"The Many-Layered Path of Healing" by Rhonda J. Miller
This article originally appeared in Edgar Cayce's Venture Inward magazine (USA), Sept/Oct 2004
Shock and grief were Susan Schell’s first reactions when the doctor diagnosed her multiple sclerosis five years ago.
“I could hear the doors slamming along the corridor of my life. There’s a lot of grief that goes along with that,” said Schell, 48, a journalist who worked on daily newspapers in Ohio for more than 20 years.
She had dealt with some less serious health challenges in the past and already made diet and lifestyle changes to promote wellness. She had worked through some old grief from the loss of her brother, who died from an illness when he was five years old.
She first found the A.R.E. more than 20 years ago, looking for answers to family and personal issues.
“It really resonated on a deep level and led me to explore many paths,” she said. For many years she followed a Sufi path. She did personal work based on information from two men whose readings are similar to those of Edgar Cayce. The first was the late Ross Peterson of Michigan. She has also done work with Douglas Cottrell, a deep-trance psychic who lives in Canada.
When she had numbness, tingling, and pain in her legs and the doctor diagnosed a relatively mild form of multiple sclerosis, she was stunned.
“I don’t get this. I thought I was doing what I was supposed to do. There was no warning,” she thought.
Schell made an appointment for a reading with Cottrell. She could barely walk, but she was determined to make the seven-hour drive to London, Ontario for the reading.
“I went to have the reading in person because I could ask questions if he said something that needed more clarification,” she said. She knew the most important question. Could she be healed? His answer from that reading is etched on her heart and soul: “Indeed.”
She followed the advice from doctors to have intravenous steroids to treat the disease, which by then, they had diagnosed as chronic progressive multiple sclerosis. The physicians told her that she should not expect to improve with the treatment, but the steroids might be able to halt the progress of the disease. Her symptoms continued to worsen. She had more and more difficulty walking and many other physical problems. “I could hardly turn over in bed,” she said.
She agreed to have seven months of chemotherapy, another attempt to slow the progression of the disease. Meanwhile, she put into effect the information from Cottrell’s reading, including the use of the radial appliance, which Cayce had recommended (Radiac, available from www.Baar.com). Later she added acupuncture treatments, homeopathic remedies, and bee venom therapy.
The reading advised that she should continue work on the emotional and mental levels, as well as the physical. She continued with prayer, meditation, and dream work.
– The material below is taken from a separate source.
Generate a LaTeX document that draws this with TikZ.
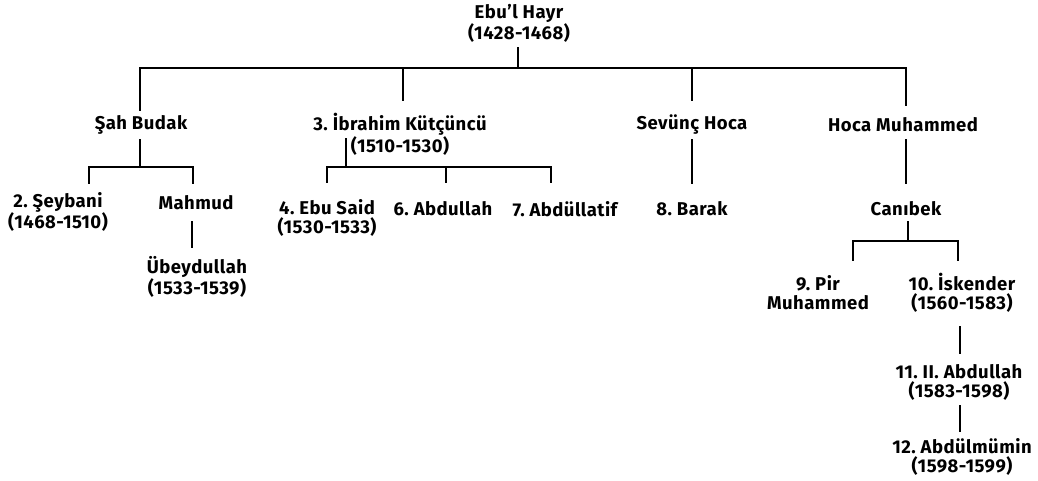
\documentclass[tikz,border=0pt]{standalone}
\usepackage{fontspec}
\setmainfont[LetterSpace=2.5]{Fira Sans}
\frenchspacing
\begin{document}
\begin{tikzpicture}[x=1pt,y=-1pt,
  lbl/.style={font=\bfseries\fontsize{18.5}{19}\selectfont, inner sep=0pt, align=center},
  ln/.style={line width=2pt, line cap=rect}]
\useasboundingbox (0,0) rectangle (1038,480);
% nodes
\node[lbl] (root) at (519,23) {Ebu'l Hayr\\(1428-1468)};
\node[lbl] (sah) at (141,125) {Şah Budak};
\node[lbl] (ibr) at (400,134) {3. İbrahim Kütçüncü\\(1510-1530)};
\node[lbl] (sev) at (692,125) {Sevünç Hoca};
\node[lbl] (hoca) at (903,125) {Hoca Muhammed};
\node[lbl] (sey) at (58,212) {2. Şeybani\\(1468-1510)};
\node[lbl] (mah) at (196,203) {Mahmud};
\node[lbl] (ube) at (197,277) {Übeydullah\\(1533-1539)};
\node[lbl] (ebu) at (327,218) {4. Ebu Said\\(1530-1533)};
\node[lbl] (abd) at (443,209) {6. Abdullah};
\node[lbl] (lat) at (565,209) {7. Abdüllatif};
\node[lbl] (bar) at (692,209) {8. Barak};
\node[lbl] (can) at (906,209) {Canıbek};
\node[lbl] (pir) at (818,293) {9. Pir\\Muhammed};
\node[lbl] (isk) at (962,293) {10. İskender\\(1560-1583)};
\node[lbl] (ab2) at (959,382) {11. II. Abdullah\\(1583-1598)};
\node[lbl] (mum) at (962,457) {12. Abdülmümin\\(1598-1599)};
% junction coordinates
\coordinate (j0) at (518,68);
\coordinate (j1) at (140,167);
\coordinate (j2) at (346,167);
\coordinate (j3) at (908,241);
% root
\draw[ln] (j0 |- 0,48) -- (j0);
\draw[ln] (140,110) |- (906,68) -- (906,105);
\draw[ln] (403,68) -- (403,100);
\draw[ln] (692,68) -- (692,100);
% Sah Budak
\draw[ln] (j1 |- 0,140) -- (j1);
\draw[ln] (89,183) |- (193,167) -- (193,183);
\draw[ln] (192,222) -- (192,247);
% Ibrahim
\draw[ln] (j2 |- 0,139) -- (j2);
\draw[ln] (327,182) |- (551,167) -- (551,182);
\draw[ln] (446,167) -- (446,182);
% Sevunc
\draw[ln] (692,140) -- (692,183);
% Hoca
\draw[ln] (906,140) -- (906,183);
% Canibek
\draw[ln] (j3 |- 0,222) -- (j3);
\draw[ln] (853,260) |- (958,241) -- (958,260);
\draw[ln] (960,327) -- (960,353);
\draw[ln] (960,406) -- (960,431);
\end{tikzpicture}
\end{document}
Eventually the chemotherapy made her feel so sick and so weak that, at one very low moment, she wondered if she should plan her funeral. She made a choice.
“I know there’s a better way,” she thought. “I know that healing is possible.”
She stopped the chemotherapy, against the advice of the doctors. Medical professionals continued to tell her that she could not expect to heal. Schell had to make moment-by-moment choices to hold onto positive thoughts. “I had to train myself to think of MS like a case of the flu. It was something that I had to deal with in the moment, but I told myself, minute by minute, that I’m getting better.”
It was a difficult discipline, but she constantly reminded herself that the body is very resilient and can heal. “I found that if you do that long enough, you start to believe it on a very deep level, and in my experience, the healing starts to occur,” Schell said.
She went to a weeklong healing workshop at Ananda Village in California, a community based on the work of Paramahansa Yogananda, a yoga master from India who lived in the United States in the early 20th century.
Schell was so weak that she had to use a wheelchair to get across the airport for her flight to California. She had a healing experience during her week at Ananda Village three years ago. She hasn’t used a wheelchair since then.
It was one of a multitude of steps in a healing journey that she continued, intensely and diligently, for years. She has incorporated homeopathy, dietary supplements, Chi Gong, and tai chi into her lifestyle to help her heal. She is now much stronger, walks comfortably, practices martial arts almost every day, and works full-time.
“In some ways, I’m stronger than I’ve ever been in my life,” she said.
The most important thing she learned from one of her teachers, Schell said, is this: “Hope. Hope always.”